Fellow Monks of great Perlness -

I'm in the middle of reducing some SPICE-superset models to run on normal SPICE3, and I've chosen to do it by a series of find-and-replace operations, i.e., at the string level. When I first was given the assignment, I thought I was going to build a symbol-table driven model, but the raw string processing version is coming along quite well.

Given that data representation is so central to all we do, how do we choose whether to parse and build recursive models or to s/construct/simplified/g?

In my case, besides simple variable substitution, the definitions have some of the grotiest inconsistent if/then/else and embedded conditionals I've ever seen. It's based on neolithic FORTRAN, but the superset parser seems to accept a lot of things that would offend both Backus and Naur greatly. I found that it was much easier to code regex / eval pairs to identify these cases line by line than it would have been to store all the data in a tree after identifying them. Below is the code that handles the && and || clauses of the conditionals.
sub testcondition { my $work = trim($_[0]); if ($work =~ /^\((.+)\)$/) { $work = trim($1); } if ($work =~ /^(.+)\|\|(.+)$/) { my($or1,$or2) = ($1,$2); if ((testcondition($or1) eq 'T') || (testcondition($or2) eq 'T')) { return 'T'; } } elsif ($work =~ /^(.+)\&\&(.+)$/) { my ($and1, $and2) = ($1, $2); if ((testcondition($and1) eq 'T') && (testcondition($and2) eq 'T') +) { return 'T'; } } elsif ($work =~ /^(.*[^=<>])[=<>]+)([^=<>].*)$/) #updated { my ($r1, $r2, $r3) = ($1, $2, $3); if (isanumber($r1) && isanumber($r3)) { if (eval("$r1 $r2 $r3")) { return 'T'; } else { return 'F'; } } } return '?'; }
UPDATED: added not-operator 'stops' to conditional breakup match

Replies are listed 'Best First'.
Re: To model or not to model
by kvale (Monsignor) on Apr 14, 2005 at 18:08 UTC
    I think that in both cases (full parser vs. search and replace) you are creating a model of the language that you intend to transform. The search/replace model is just a lot more simple-minded than full parsing :)

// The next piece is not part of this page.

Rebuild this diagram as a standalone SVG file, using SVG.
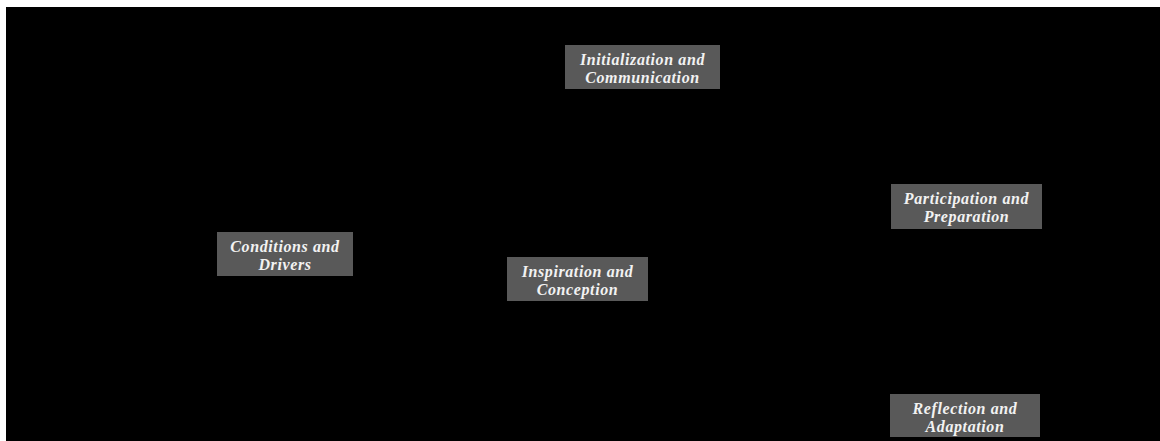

    Despite its simplicity, search and replace can work well in some situations. If one has a text file that is, e.g., line oriented, with lines being context free, there is a chance that search and replace operations on each line is all that is needed.

    But most computer languages have hierarchy and some have recursion. This means that small bits of code are in effect context-sensitive: how they are interpreted depends on the surrounding text. So '&&' in a text string "$a && $b" means something very different in perl than a bare $a && $b. In this case, the best thing to do is to parse the whole file into an abstract syntax tree and compile that tree into new code according to your needs. For instance, many folks try to do search and replace on HTML code, which fails in all but the simplest cases. The answer is to use a parser like HTML::Parser to get what you need.

    In your code above, it looks like you are translating Boolean expressions and using perl to 'eval' them. That may work with simple expressions of the form 'a && b', but what about nested expressions? Does Super Spice have the same operator precedence as Perl? Can you tell '&&' embedded in a comment from '&&' as an operator? It gets complicated.

    So for all but the simplest grammars and transformations, it is best to parse.

    -Mark

      Thoughtful commentary, Mark.

      I am working with strings in a hash table which effectively makes this a 'line by line' process. I've already stripped out the comments and combined multiple lines.

      There are nested conditionals, but they are fairly limited in usage and paren-delimited, so they're easy to handle.

      In this case, simple-minded is better. I'm not building a universal translator, just handling a set of files once. You've given me food for thought, though, and if the usage of this code does grow like Topsy, I'll reconsider building a full parse grammar and parse tree.
Re: To model or not to model
by neniro (Priest) on Apr 15, 2005 at 06:50 UTC
    Following kvales post, I'd like to add that you should write a bunch of tests to ensure that the code you produce works the same way as the original code. It's a hell of its own if you generate a sideeffect you haven't considered before and you'll notice it (too) late.
      Agreed. Part of the problem is that the reason for the task is that my employer does not want to spend the $$$ for the fancy analog design workstation software that the process models were created for. A rare instance where lab eggs don't want to spend the peoples' money.
Re: To model or not to model
by Velaki (Chaplain) on Apr 15, 2005 at 08:19 UTC

    When I read your question, one thought hit me, which was

    DOM or SAX?

    Basically, it appeared as if you asking whether to construct a parse tree and subsequently evaluate it, or whether you should shift/reduce tokens on the fly.

    I think the answer is

    It depends.

    As to the level of complexity, I would agree that frequently in all but the simplest cases, you might want to take a look into CPAN, and see if your parsing job can be made easier by one of the many modules there. However, if it is simple enough, then parsing with regexes might be the appropriate solution to your needs. Sometimes it's just easier to use a regex in a while.

    Again, it's a matter of the particular problem, the nature of the data, and your requirements for processing it.

    Just some thoughts,
    -v.
    "Perl. There is no substitute."
      Actually, I'm not even tokenizing it. Each line is a separate equation, and the worst line is a couple hundred characters. Perl-only regex sledgehammers work fine. ;-D

      Normally, I'd be jumping into CPAN as you suggest. I'm learning one thing here in this multipolyglot hodgepodge of systems, though. This particular project is not needed on many architectures, but many are, and keeping a module tree up to date is not a trivial thing here. For example, a co-worker has just spent literally two weeks full time and more just building gcc up to 3.4 on SPARCs running various Solarii variants. Much as I love CPAN and use it frequently, if I can do it native, I do.

      Besides, I learn more that way. ;-D